= Gordon Astley =

British radio presenter

Gordon Astley (born 1 December 1948, Lytham St. Annes, Lancashire) is a British radio presenter. He is best known for his role a presenter on BBC Southern Counties Radio, which he left in February 2009 after almost 15 years.

He was also presenter on the final series of the children's show Tiswas in 1982 alongside Sally James. Although brought in to replace former chief presenter Chris Tarrant, who had left to present O.T.T., Astley himself said he was there to take over James's old role.
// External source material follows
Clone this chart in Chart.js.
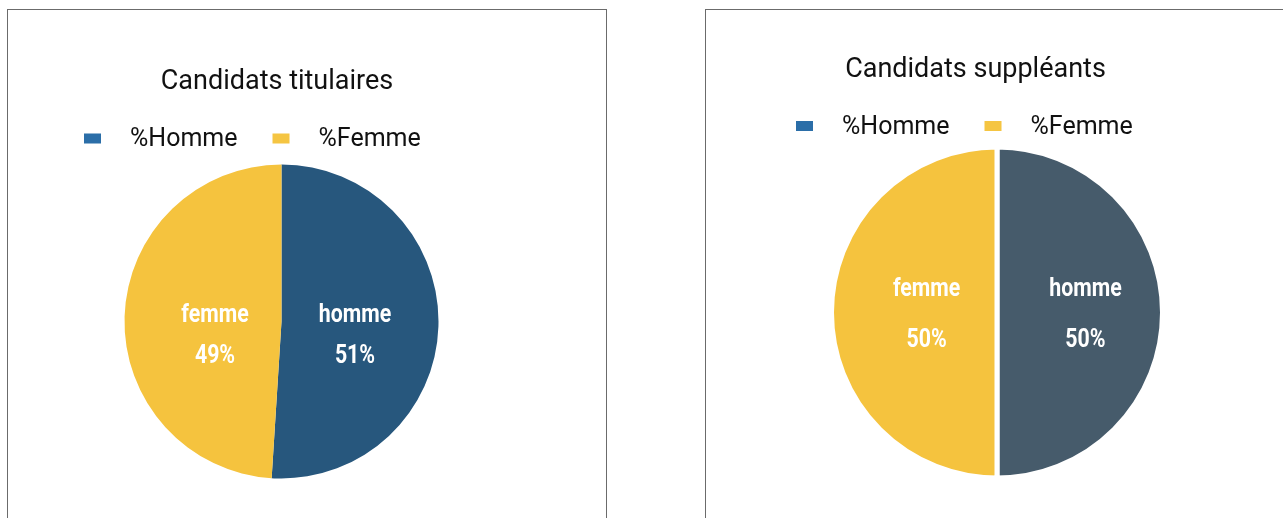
<!DOCTYPE html>
<html>
<head>
<meta charset="utf-8">
<script src="https://cdn.jsdelivr.net/npm/chart.js@4.4.0/dist/chart.umd.min.js"></script>
<style>
  body { margin: 0; background: #fff; width: 1283px; height: 518px; overflow: hidden; position: relative; }
  .panel { position: absolute; border: 1px solid #6b6b6b; box-sizing: border-box; }
  canvas { position: absolute; top: 0; }
</style>
</head>
<body>
<div class="panel" style="left:7px; top:9px; width:600px; height:600px;"></div>
<div class="panel" style="left:705px; top:9px; width:700px; height:600px;"></div>
<canvas id="chartTitulaires" width="640" height="518" style="left:0"></canvas>
<canvas id="chartSuppleants" width="643" height="518" style="left:640px"></canvas>

<script>
// data
const categories = ['homme', 'femme'];
const legendLabels = ['%Homme', '%Femme'];
const titulaires = [51, 49];
const suppleants = [50, 50];
const chartTitles = ['Candidats titulaires', 'Candidats suppléants'];

const legendColors = ['#2b6ea8', '#f5c542'];

// white condensed labels inside the slices
function drawCondensed(ctx, text, x, y) {
  ctx.save();
  ctx.translate(x, y);
  ctx.scale(0.82, 1);
  ctx.fillText(text, 0, 0);
  ctx.restore();
}

const overlay = {
  id: 'overlay',
  afterDatasetsDraw(chart, args, opts) {
    const ctx = chart.ctx;
    const meta = chart.getDatasetMeta(0);
    const values = chart.data.datasets[0].data;
    const total = values.reduce((a, b) => a + b, 0);
    ctx.save();
    ctx.fillStyle = '#ffffff';
    ctx.font = 'bold 26px Roboto';
    ctx.textAlign = 'center';
    ctx.textBaseline = 'alphabetic';
    meta.data.forEach((arc, i) => {
      const p = arc.getProps(['x', 'y', 'startAngle', 'endAngle', 'outerRadius'], true);
      const mid = (p.startAngle + p.endAngle) / 2;
      const x = p.x + Math.cos(mid) * p.outerRadius * opts.labelRadius + opts.shiftX;
      const y = p.y;
      drawCondensed(ctx, categories[i], x, y + opts.line1);
      drawCondensed(ctx, Math.round(values[i] / total * 100) + '%', x, y + opts.line2);
    });
    ctx.restore();
  },
  afterDraw(chart, args, opts) {
    const ctx = chart.ctx;
    ctx.save();
    // title
    ctx.fillStyle = '#111';
    ctx.font = '27px Roboto';
    ctx.textAlign = 'center';
    ctx.fillText(opts.title, opts.titleX, opts.titleY);
    // legend
    ctx.font = '25px Roboto';
    ctx.textAlign = 'left';
    let x = opts.legendX;
    legendLabels.forEach((lbl, i) => {
      ctx.fillStyle = legendColors[i];
      ctx.fillRect(x, opts.legendY - 12.5, 17, 10);
      x += 17 + 29;
      ctx.fillStyle = '#111';
      ctx.fillText(lbl, x, opts.legendY);
      x += ctx.measureText(lbl).width + 35;
    });
    ctx.restore();
  }
};

function makePie(id, values, colors, border, padding, ov) {
  return new Chart(document.getElementById(id), {
    type: 'pie',
    data: {
      labels: categories,
      datasets: [{
        data: values,
        backgroundColor: colors,
        borderColor: '#ffffff',
        borderWidth: border
      }]
    },
    options: {
      responsive: false,
      animation: false,
      devicePixelRatio: 1,
      layout: { padding: padding },
      plugins: {
        legend: { display: false },
        tooltip: { enabled: false },
        title: { display: false },
        overlay: ov
      }
    },
    plugins: [overlay]
  });
}

makePie('chartTitulaires', titulaires, ['#27577d', '#f5c33e'], 0,
  { left: 124.5, right: 201.5, top: 164.5, bottom: 39.5 },
  { title: chartTitles[0], titleX: 277, titleY: 89, legendX: 84, legendY: 146,
    labelRadius: 0.446, shiftX: 3.5, line1: 0.5, line2: 41.5 });

makePie('chartSuppleants', suppleants, ['#465b6b', '#f5c33e'], 5,
  { left: 189, right: 118, top: 144.5, bottom: 37.5 },
  { title: chartTitles[1], titleX: 335.5, titleY: 77, legendX: 156, legendY: 133.5,
    labelRadius: 0.48, shiftX: 9, line1: -16.5, line2: 34.5 });
</script>
</body>
</html>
He has also been on various radio stations in the Midlands. He was the breakfast presenter at Mercia Sound in Coventry when it launched in 1980 and he was also a presenter at Beacon Radio and BBC Radio WM, where he presented the Weekday Mid-Morning show until September 1994, when he first joined BBC Southern Counties Radio. He also presented a magic and mindreading show in Atlanta, Georgia

He made a brief return to the Midlands in the late 1990s, when he took over the late night show on BBC Radio WM. This was carried on various BBC Local Radio stations in the Midlands.

He has been a radio presenter both in Britain and America for over thirty years. Other credits include being a regular panelist on Cheggers Plays Pop in the late seventies, Play Away, Play School and It's a Knockout. He is also a motivational speaker, professional magician and a member of The Magic Circle.